THE PROBLEM: Transcribe the material in full. Nothing should differ except that the pictures are left out.

INFORMATION PROVIDED:
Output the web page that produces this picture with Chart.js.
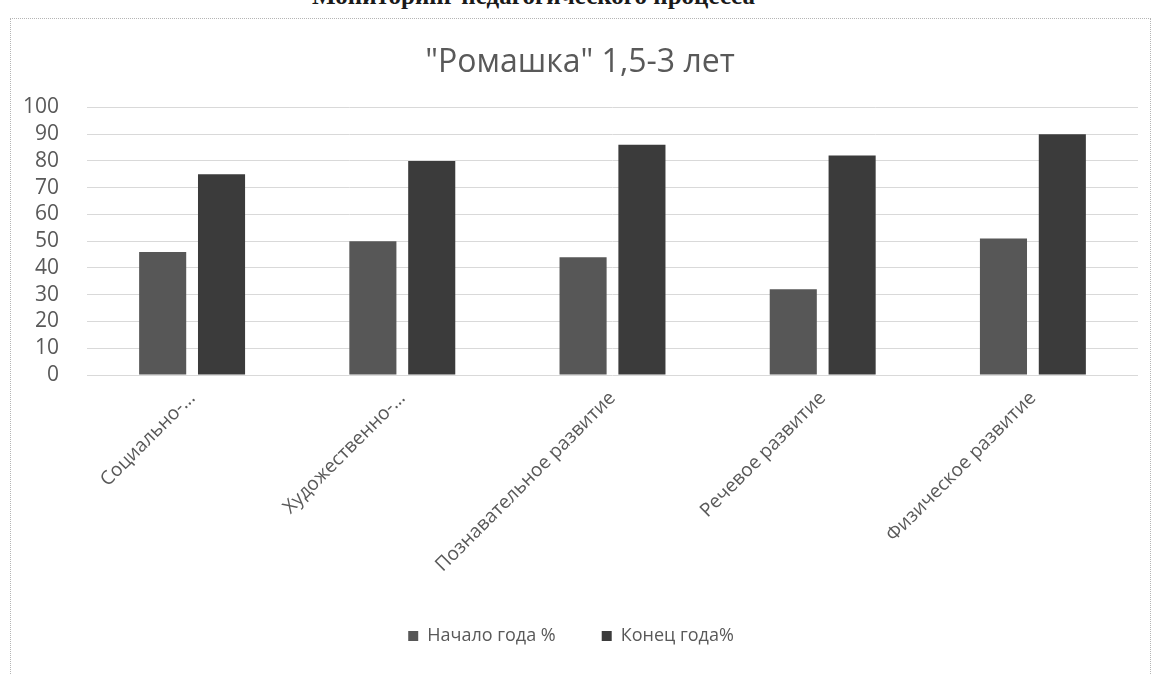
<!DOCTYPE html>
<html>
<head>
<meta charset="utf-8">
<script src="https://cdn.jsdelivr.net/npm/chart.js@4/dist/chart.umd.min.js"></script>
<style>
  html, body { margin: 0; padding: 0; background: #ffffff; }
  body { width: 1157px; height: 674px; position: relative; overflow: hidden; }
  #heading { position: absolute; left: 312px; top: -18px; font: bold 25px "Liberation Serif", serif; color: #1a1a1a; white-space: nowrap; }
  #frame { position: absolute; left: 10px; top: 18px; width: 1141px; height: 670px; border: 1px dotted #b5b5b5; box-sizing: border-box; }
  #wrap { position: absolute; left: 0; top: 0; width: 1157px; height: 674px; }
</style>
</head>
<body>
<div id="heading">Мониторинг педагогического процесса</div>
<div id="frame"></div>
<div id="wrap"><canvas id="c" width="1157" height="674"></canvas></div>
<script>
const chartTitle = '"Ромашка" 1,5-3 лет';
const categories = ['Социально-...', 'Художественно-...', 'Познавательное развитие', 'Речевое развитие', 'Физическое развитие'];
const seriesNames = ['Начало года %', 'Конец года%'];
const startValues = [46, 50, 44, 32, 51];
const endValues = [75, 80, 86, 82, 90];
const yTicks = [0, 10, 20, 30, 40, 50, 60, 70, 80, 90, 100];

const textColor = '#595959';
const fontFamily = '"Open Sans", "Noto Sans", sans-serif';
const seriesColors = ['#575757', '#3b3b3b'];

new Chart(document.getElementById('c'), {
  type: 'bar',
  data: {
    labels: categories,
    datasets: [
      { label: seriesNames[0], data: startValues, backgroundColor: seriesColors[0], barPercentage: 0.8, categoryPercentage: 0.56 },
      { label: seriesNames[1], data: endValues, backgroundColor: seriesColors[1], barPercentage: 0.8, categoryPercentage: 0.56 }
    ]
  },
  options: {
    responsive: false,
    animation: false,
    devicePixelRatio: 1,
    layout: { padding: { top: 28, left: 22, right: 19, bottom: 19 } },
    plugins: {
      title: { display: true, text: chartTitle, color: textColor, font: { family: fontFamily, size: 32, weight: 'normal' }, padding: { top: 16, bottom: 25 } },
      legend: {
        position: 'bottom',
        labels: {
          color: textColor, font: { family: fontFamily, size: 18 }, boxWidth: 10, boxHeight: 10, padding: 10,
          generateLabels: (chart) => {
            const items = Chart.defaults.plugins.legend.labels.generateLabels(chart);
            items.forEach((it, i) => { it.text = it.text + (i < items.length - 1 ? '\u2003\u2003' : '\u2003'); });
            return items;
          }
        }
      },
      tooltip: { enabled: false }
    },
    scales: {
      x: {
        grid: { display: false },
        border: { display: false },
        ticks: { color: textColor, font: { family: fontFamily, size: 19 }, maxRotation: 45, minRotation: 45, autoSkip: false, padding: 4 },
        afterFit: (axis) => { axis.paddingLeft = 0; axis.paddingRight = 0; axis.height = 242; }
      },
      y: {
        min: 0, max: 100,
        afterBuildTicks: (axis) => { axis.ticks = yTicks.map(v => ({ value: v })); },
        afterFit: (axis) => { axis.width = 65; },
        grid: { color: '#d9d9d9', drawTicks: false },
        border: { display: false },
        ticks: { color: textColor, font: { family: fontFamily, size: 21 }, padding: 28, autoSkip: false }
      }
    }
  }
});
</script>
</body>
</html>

EXERCISE RESULT:
Output the web page that produces this picture with Chart.js.
<!DOCTYPE html>
<html>
<head>
<meta charset="utf-8">
<script src="https://cdn.jsdelivr.net/npm/chart.js@4/dist/chart.umd.min.js"></script>
<style>
  html, body { margin: 0; padding: 0; background: #ffffff; }
  body { width: 1157px; height: 674px; position: relative; overflow: hidden; }
  #heading { position: absolute; left: 312px; top: -18px; font: bold 25px "Liberation Serif", serif; color: #1a1a1a; white-space: nowrap; }
  #frame { position: absolute; left: 10px; top: 18px; width: 1141px; height: 670px; border: 1px dotted #b5b5b5; box-sizing: border-box; }
  #wrap { position: absolute; left: 0; top: 0; width: 1157px; height: 674px; }
</style>
</head>
<body>
<div id="heading">Мониторинг педагогического процесса</div>
<div id="frame"></div>
<div id="wrap"><canvas id="c" width="1157" height="674"></canvas></div>
<script>
const chartTitle = '"Ромашка" 1,5-3 лет';
const categories = ['Социально-...', 'Художественно-...', 'Познавательное развитие', 'Речевое развитие', 'Физическое развитие'];
const seriesNames = ['Начало года %', 'Конец года%'];
const startValues = [46, 50, 44, 32, 51];
const endValues = [75, 80, 86, 82, 90];
const yTicks = [0, 10, 20, 30, 40, 50, 60, 70, 80, 90, 100];

const textColor = '#595959';
const fontFamily = '"Open Sans", "Noto Sans", sans-serif';
const seriesColors = ['#575757', '#3b3b3b'];

new Chart(document.getElementById('c'), {
  type: 'bar',
  data: {
    labels: categories,
    datasets: [
      { label: seriesNames[0], data: startValues, backgroundColor: seriesColors[0], barPercentage: 0.8, categoryPercentage: 0.56 },
      { label: seriesNames[1], data: endValues, backgroundColor: seriesColors[1], barPercentage: 0.8, categoryPercentage: 0.56 }
    ]
  },
  options: {
    responsive: false,
    animation: false,
    devicePixelRatio: 1,
    layout: { padding: { top: 28, left: 22, right: 19, bottom: 19 } },
    plugins: {
      title: { display: true, text: chartTitle, color: textColor, font: { family: fontFamily, size: 32, weight: 'normal' }, padding: { top: 16, bottom: 25 } },
      legend: {
        position: 'bottom',
        labels: {
          color: textColor, font: { family: fontFamily, size: 18 }, boxWidth: 10, boxHeight: 10, padding: 10,
          generateLabels: (chart) => {
            const items = Chart.defaults.plugins.legend.labels.generateLabels(chart);
            items.forEach((it, i) => { it.text = it.text + (i < items.length - 1 ? '\u2003\u2003' : '\u2003'); });
            return items;
          }
        }
      },
      tooltip: { enabled: false }
    },
    scales: {
      x: {
        grid: { display: false },
        border: { display: false },
        ticks: { color: textColor, font: { family: fontFamily, size: 19 }, maxRotation: 45, minRotation: 45, autoSkip: false, padding: 4 },
        afterFit: (axis) => { axis.paddingLeft = 0; axis.paddingRight = 0; axis.height = 242; }
      },
      y: {
        min: 0, max: 100,
        afterBuildTicks: (axis) => { axis.ticks = yTicks.map(v => ({ value: v })); },
        afterFit: (axis) => { axis.width = 65; },
        grid: { color: '#d9d9d9', drawTicks: false },
        border: { display: false },
        ticks: { color: textColor, font: { family: fontFamily, size: 21 }, padding: 28, autoSkip: false }
      }
    }
  }
});
</script>
</body>
</html>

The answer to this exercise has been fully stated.